GIVEN DATA:
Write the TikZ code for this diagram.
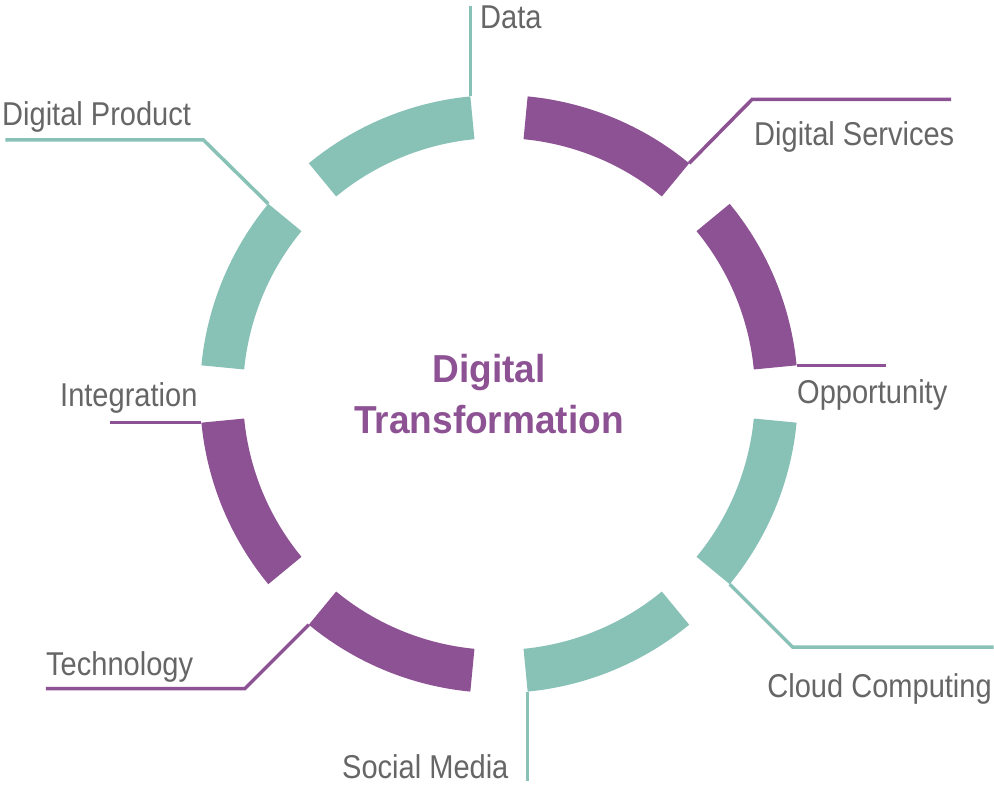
\documentclass[tikz,border=0pt]{standalone}
\usepackage{fontspec}
\setmainfont{Liberation Sans}[FakeStretch=0.88]
\newfontfamily\titlefont{Liberation Sans}[FakeStretch=0.95]
\usepackage{xcolor}
\definecolor{Sea Foam}{HTML}{88c2b7}
\definecolor{Plum}{HTML}{8d5293}
\definecolor{Slate}{HTML}{666666}
\colorlet{cTeal}{Sea Foam}
\colorlet{cPurple}{Plum}
\colorlet{cText}{Slate}
\usepackage{tikz}
\usetikzlibrary{calc, positioning}
\tikzset{
	lbl/.style={
		text=cText,
		inner sep=0pt,
		anchor=base west,
		font=\fontsize{33}{36}\selectfont
	},
	heading/.style={
		text=cPurple,
		inner sep=0pt,
		anchor=base,
		font=\titlefont\bfseries\fontsize{39}{51}\selectfont
	},
	leader/.style={
		line width=3.5pt,
		line join=miter
	}
}

\begin{document}
\begin{tikzpicture}[x=1pt, y=1pt]
		\useasboundingbox (-499,-394) rectangle (495,394);

		\def\rout{299}
		\def\rin{256}

		% ring
		\foreach \a/\c in {22.5/cPurple, 67.5/cPurple, 112.5/cTeal, 157.5/cTeal, 202.5/cPurple, 247.5/cPurple, 292.5/cTeal, 337.5/cTeal} {
			\fill[\c] (\a-17:\rout) arc[start angle=\a-17, end angle=\a+17, radius=\rout]
				-- (\a+17:\rin) arc[start angle=\a+17, end angle=\a-17, radius=\rin] -- cycle;
		}

		% roots of the leaders
		\coordinate (r0) at (5.5:\rout);
		\coordinate (r1) at (50.5:\rout);
		\coordinate (r2) at (95.5:\rout);
		\coordinate (r3) at (140.5:\rout);
		\coordinate (r4) at (185.5:\rout);
		\coordinate (r5) at (230.5:\rout);
		\coordinate (r6) at (275.5:\rout);
		\coordinate (r7) at (320.5:\rout);

		\node[heading] (t0) at (-10,12) {Digital};
		\node[heading] (t1) at (-10,-39) {Transformation};

		\node[lbl] (opportunity) at (298,-9) {Opportunity};
		\node[lbl] (services) at (255,249) {Digital Services};
		\node[lbl] (data) at (-19,365) {Data};
		\node[lbl] (product) at (-497,269) {Digital Product};
		\node[lbl] (integration) at (-439,-12) {Integration};
		\node[lbl] (technology) at (-453,-281) {Technology};
		\node[lbl] (social) at (-157,-384) {Social Media};
		\node[lbl, anchor=base east] (cloud) at (493,-303) {Cloud Computing};

		\draw[leader, cPurple] (r0) -- ++(89,0);
		\draw[leader, cPurple] (r1) -- ++(63,64) -- ++(199,0);
		\draw[leader, cTeal] (r2) -- (r2 |- 0,388);
		\draw[leader, cTeal] (r3) -- ++(-65,64) -- ++(-198,0);
		\draw[leader, cPurple] (r4) -- ++(-91,0);
		\draw[leader, cPurple] (r5) -- ++(-64,-64) -- ++(-199,0);
		\draw[leader, cTeal] (r6) -- (r6 |- 0,-387);
		\draw[leader, cTeal] (r7) -- ++(63,-63) -- ++(201,0);
	\end{tikzpicture}
\end{document}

GOAL: Repeat exactly and only the lines from the start of the data above through the line that holds "(t1) at (-10,-39)", inclusive. Pictures do not belong in the copy.

EXERCISE RESPONSE:
Write the TikZ code for this diagram.
\documentclass[tikz,border=0pt]{standalone}
\usepackage{fontspec}
\setmainfont{Liberation Sans}[FakeStretch=0.88]
\newfontfamily\titlefont{Liberation Sans}[FakeStretch=0.95]
\usepackage{xcolor}
\definecolor{Sea Foam}{HTML}{88c2b7}
\definecolor{Plum}{HTML}{8d5293}
\definecolor{Slate}{HTML}{666666}
\colorlet{cTeal}{Sea Foam}
\colorlet{cPurple}{Plum}
\colorlet{cText}{Slate}
\usepackage{tikz}
\usetikzlibrary{calc, positioning}
\tikzset{
	lbl/.style={
		text=cText,
		inner sep=0pt,
		anchor=base west,
		font=\fontsize{33}{36}\selectfont
	},
	heading/.style={
		text=cPurple,
		inner sep=0pt,
		anchor=base,
		font=\titlefont\bfseries\fontsize{39}{51}\selectfont
	},
	leader/.style={
		line width=3.5pt,
		line join=miter
	}
}

\begin{document}
\begin{tikzpicture}[x=1pt, y=1pt]
		\useasboundingbox (-499,-394) rectangle (495,394);

		\def\rout{299}
		\def\rin{256}

		% ring
		\foreach \a/\c in {22.5/cPurple, 67.5/cPurple, 112.5/cTeal, 157.5/cTeal, 202.5/cPurple, 247.5/cPurple, 292.5/cTeal, 337.5/cTeal} {
			\fill[\c] (\a-17:\rout) arc[start angle=\a-17, end angle=\a+17, radius=\rout]
				-- (\a+17:\rin) arc[start angle=\a+17, end angle=\a-17, radius=\rin] -- cycle;
		}

		% roots of the leaders
		\coordinate (r0) at (5.5:\rout);
		\coordinate (r1) at (50.5:\rout);
		\coordinate (r2) at (95.5:\rout);
		\coordinate (r3) at (140.5:\rout);
		\coordinate (r4) at (185.5:\rout);
		\coordinate (r5) at (230.5:\rout);
		\coordinate (r6) at (275.5:\rout);
		\coordinate (r7) at (320.5:\rout);

		\node[heading] (t0) at (-10,12) {Digital};
		\node[heading] (t1) at (-10,-39) {Transformation};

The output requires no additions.